Illicit trade in cultural artefacts is regarded as a major source of funding to militant groups in conflict zones
By Michele Kambas
NICOSIA, May 19 (Reuters) - An international convention targeting the illicit trade in cultural artefacts took effect on Friday, a move to curb what is regarded as a major source of funding to militant groups in conflict zones.
Armenia, Cyprus, Greece, Portugal and San Marino as well as Mexico became the first countries on Friday to sign the convention drafted by the Strasbourg-based Council of Europe during a meeting in Nicosia.
The convention is designed to "codify" and standardise criminal law against the excavation, importation and exportation, acquisition and placing of artefacts on the market.

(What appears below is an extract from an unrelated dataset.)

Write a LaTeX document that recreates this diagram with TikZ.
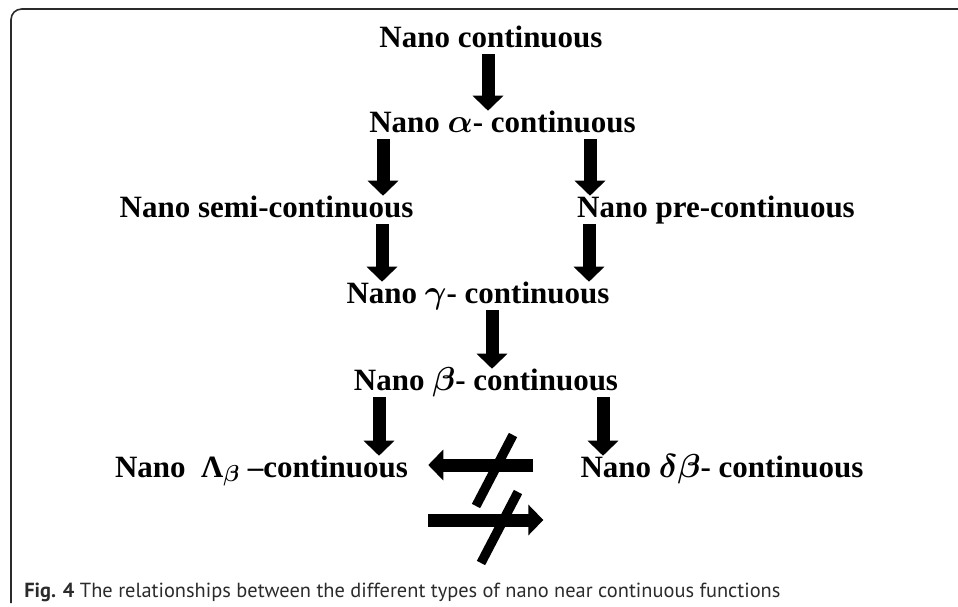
\documentclass[tikz,border=0pt]{standalone}
\usepackage{fontspec}
\usepackage{amsmath}
\usepackage{amssymb}
\setmainfont{Liberation Serif}
\newfontfamily\capfont{PT Sans}
\usetikzlibrary{arrows.meta, calc}
\definecolor{framegray}{HTML}{2B2B2B}
\newcommand{\upx}{0.75pt}
\tikzset{
  lbl/.style={anchor=base, inner sep=0pt, text height=15.75pt, text depth=5.25pt,
    font=\fontsize{23.25}{28}\selectfont\bfseries},
  blk/.style={line width=9.75pt, -{Triangle[width=22.5pt, length=11.25pt]}},
  crossbar/.style={line width=7pt},
}
\newcommand{\blkdown}[3]{%
  \draw[blk] ([xshift=#3*\upx]#1.south) -- ([xshift=#3*\upx]#1.south |- #2.north);%
}

\begin{document}
\begin{tikzpicture}[x=0.75pt, y=-0.75pt]
    \useasboundingbox (0,0) rectangle (958,607);
    % frame
    \draw[framegray, line width=1.2pt, rounded corners=8pt] (11,603) -- (11,9) -- (958,9);

    % labels
    \node[lbl] (cont)  at (491,47)    {Nano continuous};
    \node[lbl] (alpha) at (502.5,132) {Nano $\boldsymbol{\alpha}$- continuous};
    \node[lbl] (semi)  at (266.5,217) {Nano semi-continuous};
    \node[lbl] (pre)   at (716,217)   {Nano pre-continuous};
    \node[lbl] (gamma) at (478,303)   {Nano $\boldsymbol{\gamma}$- continuous};
    \node[lbl] (beta)  at (486,390)   {Nano $\boldsymbol{\beta}$- continuous};
    \node[lbl] (lam)   at (261.5,477) {Nano~~Λ$_{\boldsymbol{\beta}}$ --continuous};
    \node[lbl] (dbeta) at (722,477)   {Nano $\boldsymbol{\delta\beta}$- continuous};

    % implications
    \blkdown{cont}{alpha}{-3}
    \blkdown{alpha}{semi}{-119.5}
    \blkdown{alpha}{pre}{87.5}
    \blkdown{semi}{gamma}{115.5}
    \blkdown{pre}{gamma}{-127}
    \blkdown{gamma}{beta}{14}
    \blkdown{beta}{lam}{-107}
    \blkdown{beta}{dbeta}{117}

    % non-implications
    \draw[blk] ($(dbeta.base west)+(-47,-12)$) -- ($(lam.base east)+(20,-12)$);
    \draw[blk] ($(lam.base east)+(20,43)$) -- ($(dbeta.base west)+(-37,43)$);
    \draw[crossbar] (513,435) -- (476,506);
    \draw[crossbar] (518,492) -- (481,563);

    % caption
    \node[anchor=base west, inner sep=0pt, text=framegray,
      font=\capfont\fontsize{15.3}{18}\selectfont] (cap) at (24,597)
      {\textbf{Fig. 4} The relationships between the different types of nano near continuous functions};
\end{tikzpicture}
\end{document}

"This is the first convention for the protection of cultural heritage in the world which deals with criminal offences against cultural property - from destruction to the theft and aiding and abetting by selling artefacts, thus financing terrorism and encouraging this to take place," Cypriot Foreign Minister Ioannis Kasoulides told Reuters Television.
"If there are no buyers, there are no looters," he said.

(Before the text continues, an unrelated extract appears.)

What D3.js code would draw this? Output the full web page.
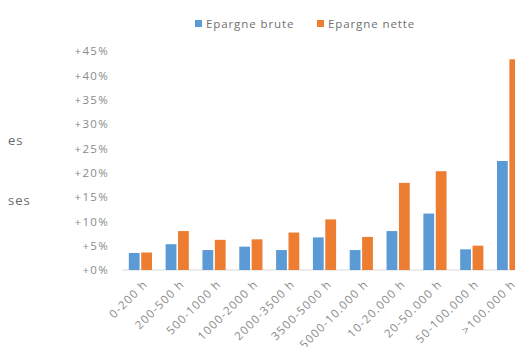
<!DOCTYPE html>
<html><head><meta charset="utf-8">
<script src="https://cdn.jsdelivr.net/npm/d3@7"></script>
<style>
html,body{margin:0;padding:0;background:#fff;}
svg text{font-family:"Open Sans",sans-serif;}
</style></head>
<body>
<svg id="c" width="515" height="347"></svg>
<script>
const categories = ["0-200 h","200-500 h","500-1000 h","1000-2000 h","2000-3500 h","3500-5000 h","5000-10.000 h","10-20.000 h","20-50.000 h","50-100.000 h",">100.000 h"];
const brute = [3.5, 5.3, 4.1, 4.8, 4.1, 6.7, 4.1, 8.0, 11.6, 4.25, 22.4];
const nette = [3.6, 8.0, 6.2, 6.3, 7.7, 10.4, 6.8, 17.9, 20.3, 5.0, 43.3];
const seriesNames = ["Epargne brute","Epargne nette"];
const colors = ["#5B9BD5","#ED7D31"];
const yTicks = [0,5,10,15,20,25,30,35,40,45];
const sideLabels = ["es","ses"];

const svg = d3.select("#c");
const x = d3.scaleBand().domain(categories).range([122, 527]).paddingInner(0.37).paddingOuter(0.185);
const xs = d3.scaleBand().domain([0,1]).range([0, x.bandwidth()]).paddingInner(0.13);
const y = d3.scaleLinear().domain([0,45]).range([270, 51]);

// y axis labels
const ya = svg.append("g").attr("transform","translate(109,0)")
  .call(d3.axisLeft(y).tickValues(yTicks).tickSize(0).tickPadding(0).tickFormat(d => "+" + d + "%"));
ya.select(".domain").remove();
ya.selectAll("text").attr("fill","#8a8a8a").style("font-size","11.5px").style("letter-spacing","1.3px").style("font-family","'Open Sans',sans-serif");

// baseline
svg.append("line").attr("x1",122).attr("x2",527).attr("y1",y(0)).attr("y2",y(0)).attr("stroke","#d9d9d9").attr("stroke-width",1);

const data = categories.map((c,i)=>({c, v:[brute[i], nette[i]]}));
const g = svg.append("g");
data.forEach(d=>{
  d.v.forEach((v,j)=>{
    g.append("rect").attr("x", x(d.c)+xs(j)).attr("width", xs.bandwidth())
      .attr("y", y(v)).attr("height", y(0)-y(v)).attr("fill", colors[j]);
  });
});

// x labels
const xa = svg.append("g");
categories.forEach(c=>{
  const cx = x(c)+x.bandwidth()/2 + 5;
  xa.append("text").attr("transform",`translate(${cx},${282}) rotate(-45)`)
    .attr("text-anchor","end").attr("dy","0.35em")
    .attr("fill","#8a8a8a").style("font-size","11.5px").style("letter-spacing","1.2px").text(c);
});

// legend
const leg = svg.append("g");
const legX = [195, 317];
seriesNames.forEach((n,i)=>{
  leg.append("rect").attr("x",legX[i]).attr("y",20).attr("width",7).attr("height",7).attr("fill",colors[i]);
  leg.append("text").attr("x",legX[i]+11).attr("y",24).attr("dy","0.35em").attr("fill","#707070").style("font-size","11.5px").style("letter-spacing","0.9px").text(n);
});

// cut-off side labels
svg.append("text").attr("x",8).attr("y",140).attr("dy","0.35em").attr("fill","#6a6a6a").style("font-size","13px").style("letter-spacing","1px").text(sideLabels[0]);
svg.append("text").attr("x",8).attr("y",200).attr("dy","0.35em").attr("fill","#6a6a6a").style("font-size","13px").style("letter-spacing","1px").text(sideLabels[1]);
</script>
</body></html>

By bringing national legislations up to the same standards, the treaty aims to close existing loopholes and enable much more effective cross-border cooperation in investigating, prosecuting and sentencing persons suspected of the offences listed in the convention, according to the Council of Europe.
"It will harmonise legislation of member states thus making it easier for police forces to cooperate," said Thorbjorn Jagland, secretary-general of the council.
The council says the issue has taken on extra urgency because of wars in Syria and Iraq, the cradle of some of the world's most treasured cultures. Some estimates, Kasoulides said, suggested groups like Islamic State had earned about $150 million from selling off antiquities.
Cyprus, ethnically split in a Turkish invasion after a brief Greek-inspired coup in 1974, has often resorted to legal action to recoup stolen artefacts smuggled out after the conflict by art dealers.
In one case, Cypriot officials spent weeks in U.S. courts trying to reclaim priceless icons and mosaics dating from the 6th century that had been hacked off walls by smugglers and made their way through Europe to the United States. Some of those recovered now hang on walls at a museum in the capital Nicosia.